Markets participants will once again pay their attention to Greece. Firstly, with the Greek government said as running out of funds, the IMF loan repayment of €460m will be closely monitored on 9 April. PM Tsipras indicated that if faced with a choice of not paying pensions and civil servants' wages or not paying international creditors, he would choose the latter. 

"As a result, we cannot rule out a late payment to the IMF. Should Greece join the three countries that have a late payment to the IMF (Somalia, Sudan and Zimbabwe), this would have no immediate implication for market debt.

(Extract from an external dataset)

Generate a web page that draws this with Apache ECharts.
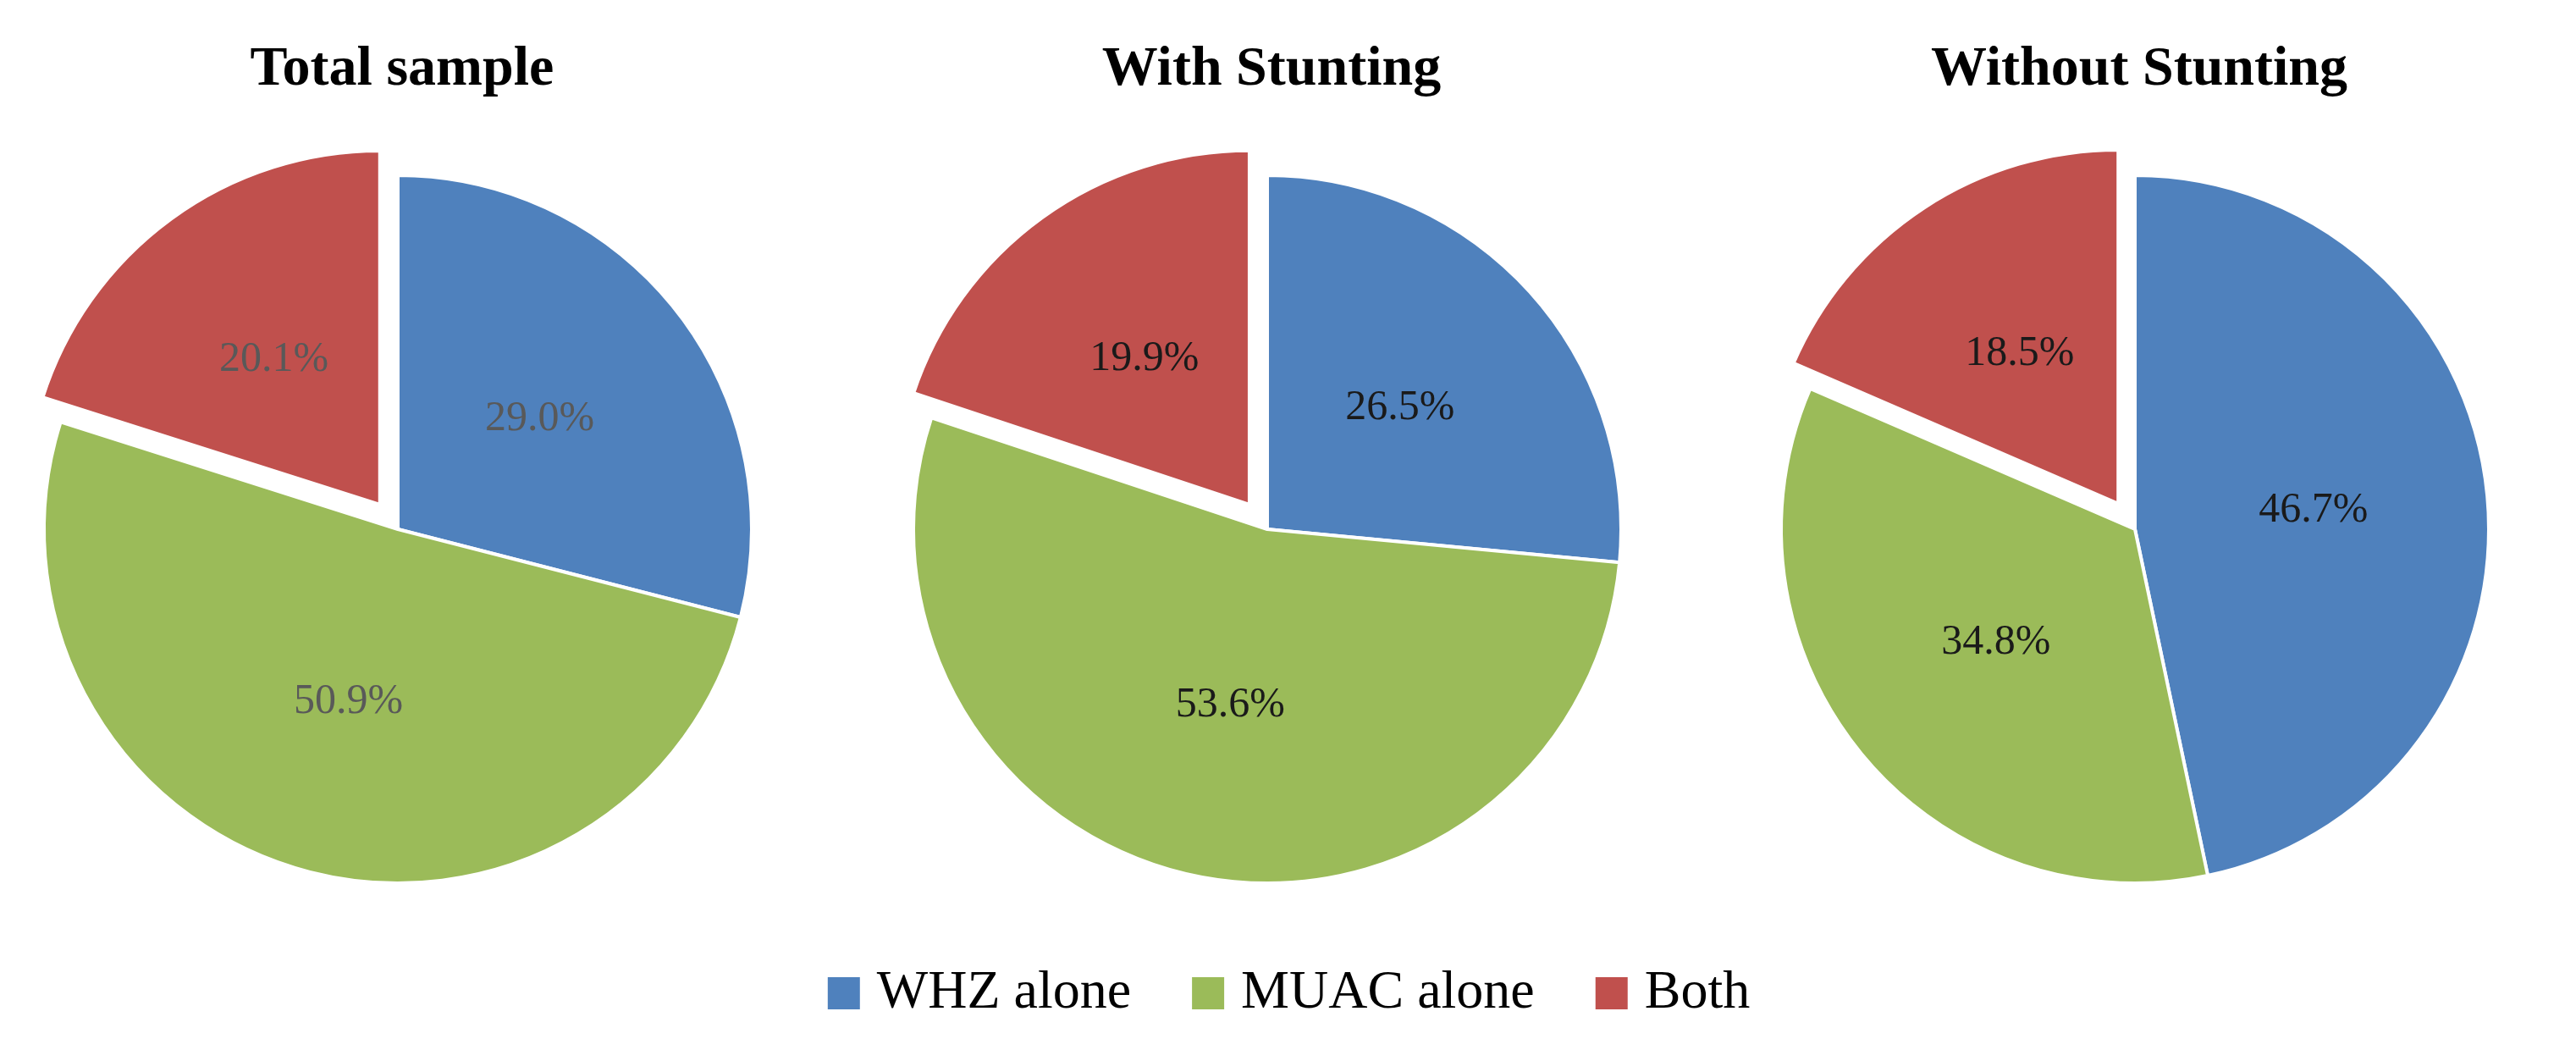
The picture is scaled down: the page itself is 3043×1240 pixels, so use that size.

However, this would be a sign that Greece remains intent on playing hardball with its creditors", says Societe Generale. 

The IMF and other major advanced countries would likely put strong pressure on Euro area policymakers and Greece to quickly fix this late payment.

The base case remains that sufficient agreement will be reached on Greece to kick the can down the road, but risk of failure is not negligible. The Greek government hopes that the list of reforms sent last week will help unlock part of the disbursement of the €7.2bn instalment under the remaining troika tranches that are currently frozen. 

This includes a) €1.8bn from the EFSF; b) €1.84bn from ECB profits on the Greek bonds purchased under the SMP programme c) the pending tranches from the IMF programme (€3.5bn).